Apenas hace dos días, la policía ingresó con violencia a la casa central de la Universidad de Chile. El rector acusó un vejamen; el ministro del Interior reclamó el derecho de la policía a ingresar si se cometía un delito flagrante.
¿Quién tiene la razón de su lado?
Para saberlo, es imprescindible un breve rodeo.
Lo que caracteriza a la institución universitaria (al margen de cuál sea su tamaño, su fortuna o su antigüedad) es la vocación intelectual, el ánimo de asomarse a la realidad de su tiempo y de su época con la lupa, por decirlo así, de la razón. La universidad es la única institución social que hace de la reflexión su deber fundamental. Por supuesto, la universidad hace muchas otras cosas (certifica las profesiones, enseña los hábitos básicos de la vida democrática, moviliza socialmente); pero hay una sola que si le falta, hace desaparecer a la universidad entera: se trata del diálogo reflexivo, la voluntad de que sean las mejores razones las que acaben primando.

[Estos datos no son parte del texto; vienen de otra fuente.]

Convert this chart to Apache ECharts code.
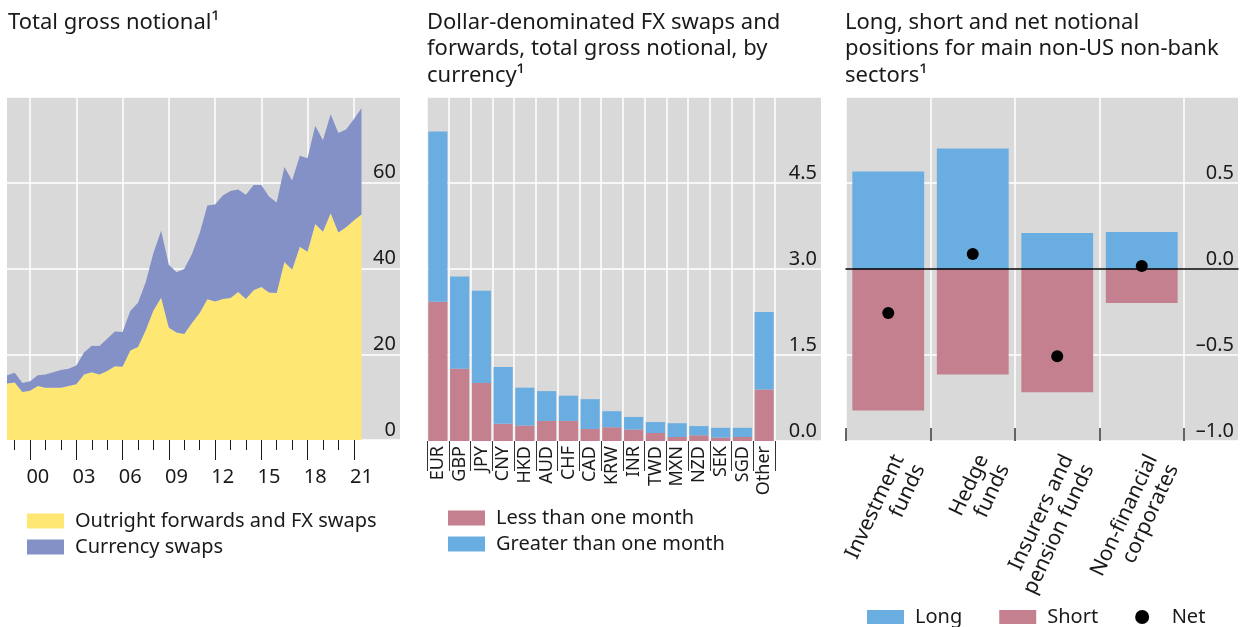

Incluso, cuando sus miembros creen que la razón no es más que un disfraz de otras cosas (del interés de clase, el afán de lucro o el simple deseo de dominio), no pueden dejar de esgrimir razones para sostenerlo. No cabe duda. Está en la misma índole de la universidad reconocer como única autoridad al discernimiento racional.
Todas las virtudes y los defectos de la institución universitaria provienen de esa característica fundamental que la anima.
El ánimo crítico y el frecuente desasosiego de profesores y estudiantes, y el hecho de que sea en las universidades donde primero se manifiestan las corrientes subterráneas que animan la vida social, se deben a eso. Si la universidad es la institución donde se ejercitan y transmiten las virtudes y las destrezas de la vida racional, ¿cómo extrañarse que sea en ella donde se detecten más pronto los defectos de la vida colectiva y donde las nuevas generaciones exijan a las más viejas ponerse a la altura de las expectativas que ellas mismas, en su momento, desataron?
Es también ese ánimo racional que caracteriza a la universidad el que explica y a la vez justifica su permanente demanda de autonomía. Este es un rasgo que las universidades han reclamado siempre: ser autónomas de la Iglesia en el medioevo, luego del emperador, más tarde del Estado, hoy de los empresarios. No es que las universidades sean enemigas de la Iglesia, el poder o el dinero. Es que son alérgicas (cuando son conscientes de sí mismas) a toda forma de servidumbre.
Pero, como tempranamente lo advirtió Kant, cuando las universidades reclaman autonomía, no lo hacen para que sus miembros adquieran franquía o licencia para hacer lo que les plazca. Lo hacen para someterse a las reglas del quehacer que justifica su existencia, y este es el ejercicio y cultivo de las virtudes de la racionalidad. Las sociedades han reconocido autonomía a las universidades para contar con una institución que les recuerde, cuando los avatares de la vida social arriesguen despilfarrarlo todo, que la racionalidad y el diálogo entre iguales puede ser un camino de salida. La autonomía de las universidades tiene pues un anverso y un reverso: el anverso es su independencia de todo poder que sea ajeno a sí mismo; el reverso es su sujeción a las virtudes y las reglas del diálogo racional, incluso en los peores momentos. El anverso impone al Estado, a la Iglesia y al dinero deberes de no interferir con su quehacer intelectual; el reverso impone a los miembros de la institución universitaria el deber de ejercer el trabajo intelectual y su capacidad crítica respecto de la sociedad entera, sin duda, pero sobre todo respecto de sí misma.
¿Tiene razón, entonces, el rector de la Universidad de Chile -la más antigua y mejor de nuestras universidades- cuando reclama por lo que ocurrió en la casa central esta semana?
Por supuesto. Tiene toda la razón.
Pero solo la tiene a condición de reconocer, con igual énfasis, que la autonomía de la universidad está amenazada no solo cuando la policía entra a sus edificios o el mercado a su administración, sino también cuando los alumnos ocupan sus sedes por la fuerza o con amenazas, haciendo imposible que ella cumpla el deber que justifica toda su existencia.